Tuesday, September 21, 2004
Off The NY Times Radar
Yesterday's front page of The New York Times(Monday, September 20, 2004) featured the article "Portrait of George Bush in '72: Unanchored in Turbulent Time," as reported by Sara Rimer, Ralph Blumenthal and Raymond Bonner and written by Ms. Rimer. The first sentence of this not-exactly groundbreaking investigation: "Nineteen seventy-two was the year George W. Bush dropped off the radar screen."
If you read my last couple of posts (if not...scroll down), it is actually the period between late-December 1972 and the summer of 1973, when George W. Bush did volunteer work for the P.U.L.L. program in Houston, Texas - and when he still owed eighteen months out of a six-year commitment to the National Guard - that has been shamefully neglected and hardly examined by the news media.
As The Times reported, documents released by the White House show that he received pay for attending drills with an Alabama unit in January, April and several days in early May 1973; even though he had only been authorized to drill there from September through November 1972 in order for him to work on the unsuccessful Winton Blount Senatorial campaign.

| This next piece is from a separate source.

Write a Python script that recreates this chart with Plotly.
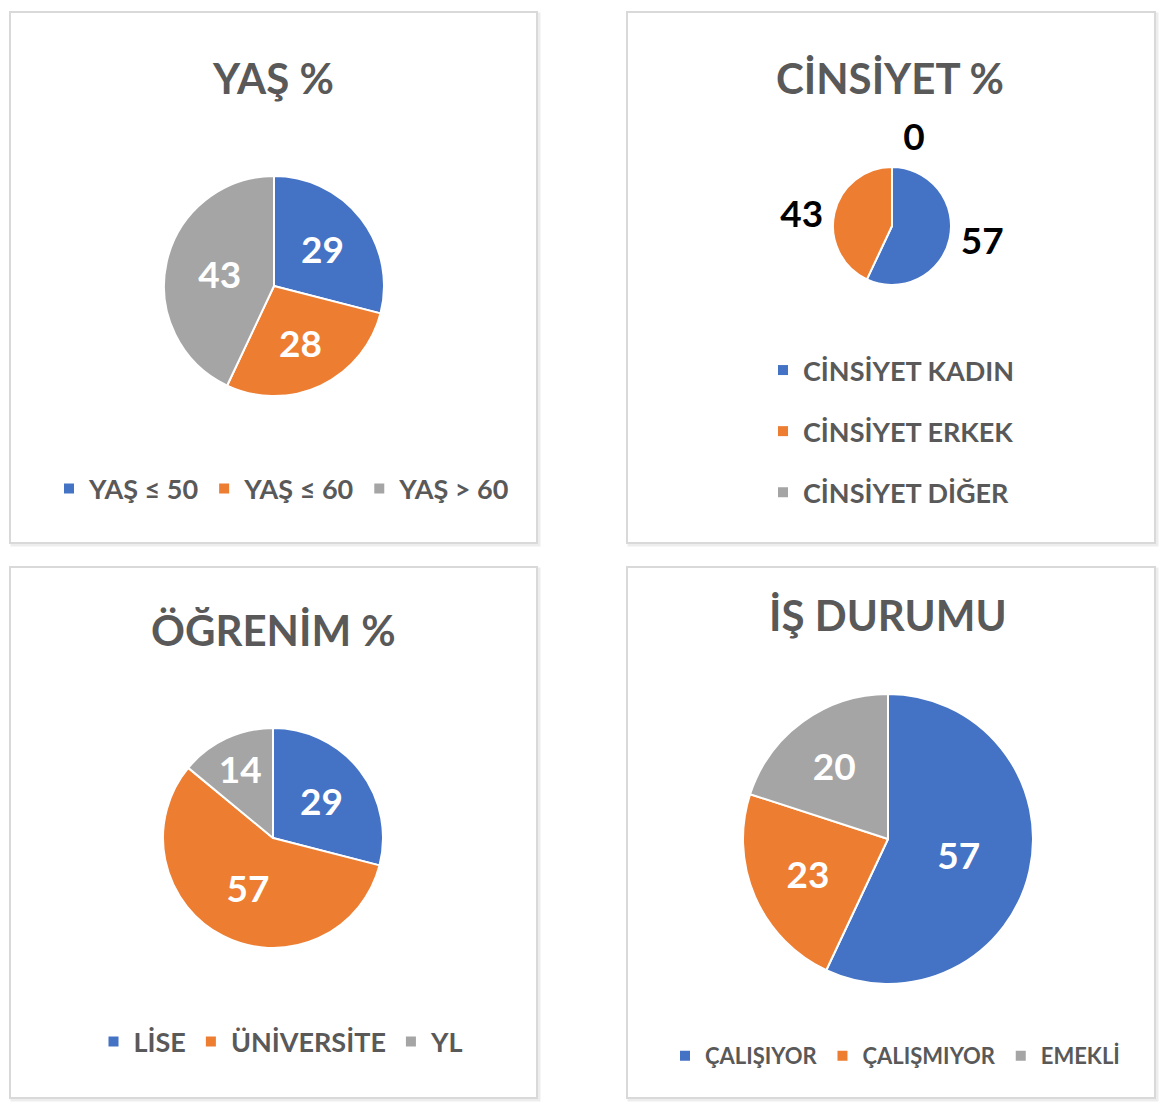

The article maintains that "[b]y January 1973, Mr. Bush had a new job, with an inner-city youth program organized by John L. White, a former professional football player who knew his father."
Yet again, Mr. White - who died in 1988 - is credited as the founder of P.U.L.L. and friend of Herbert Walker, but there is no mention of former professional football player/former bad-guy wrestler Ernie Ladd. Even though Ernie Ladd happens to be the co-founder of Project P.U.L.L. and he has maintained (and profited from) a bosom relationship with the Bush family for over thirty-five years.
Ernie "Big Cat" Ladd is the missing link which will shed more light on the mystery concerning George W. Bush's sudden devotion to charity work which - for some reason - superseded his commitment to fulfilling his contract with the United States National Guard.